Antwort des Baureferates:
Entsprechend dem Beschluss der Vollversammlung des Stadtrates vom 14.12.2011 (Sitzungsvorlage Nr. 08-14 / V 06533) verlangt das Baureferat bei Beschaffungen von Natursteinen, die in Afrika, Asien oder Lateinamerika hergestellt oder verarbeitet worden sind, von seinen Auftragnehmern die Vorlage eines Zertifikates eines unabhängigen Dritten zum Nachweis der Einhaltung der IAO-Kernarbeitsnorm Nr. 182. Als vertrauenswürdig gelten dabei insbesondere die Zertifikate des Xertifix e.V. und der WIN=WIN Fair Stone GmbH (vgl. auch Antrag Nr. 08-14 / A 01014 der Stadtratsfraktion DIE GRÜNEN/RL vom 19.08.2009, „München Nachhaltig III“). Zertifikate, die diesen nicht gleichwertig sind, werden vom Baureferat nicht akzeptiert.

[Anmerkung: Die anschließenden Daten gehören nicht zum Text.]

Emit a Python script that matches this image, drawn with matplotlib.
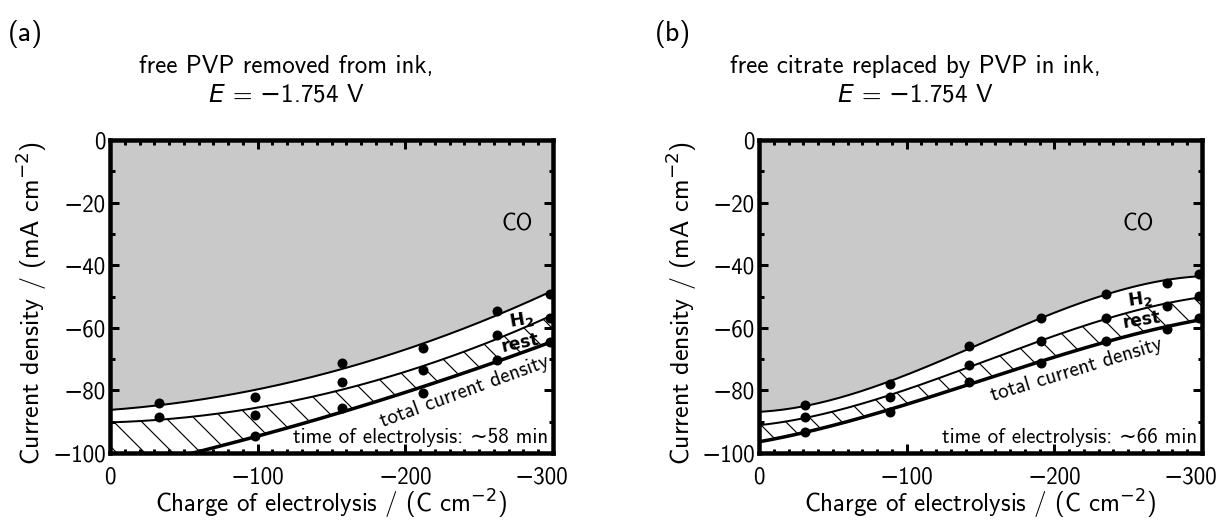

Ein genereller Ausschluss von Produkten aus bestimmten Ursprungsorten wäre dagegen vergaberechtlich unzulässig, da er diejenigen Betriebe unangemessen benachteiligen würde, die in diesen Regionen Natursteine ohne ausbeuterische Kinderarbeit produzieren.Frage 3:
Muss die LH München ggf. ihre Richtlinien gegen Produkte aus Kinderarbeit überarbeiten?
Antwort des Baureferates:
Das unter Frage 2 dargestellte Vorgehen des Baureferates bei der Beschaffung von zertifizierten Natursteinen ist mittlerweile in der Praxis bewährt und wurde beim bundesweiten Wettbewerb „Hauptstadt des Fairen Handels 2013“ wegen seines Vorbildcharakters für andere Kommunen mit einem Sonderpreis ausgezeichnet. Vor diesem Hintergrund besteht aus Sicht des Baureferates gegenwärtig kein Überarbeitungsbedarf der entsprechenden stadtinternen Vorgaben.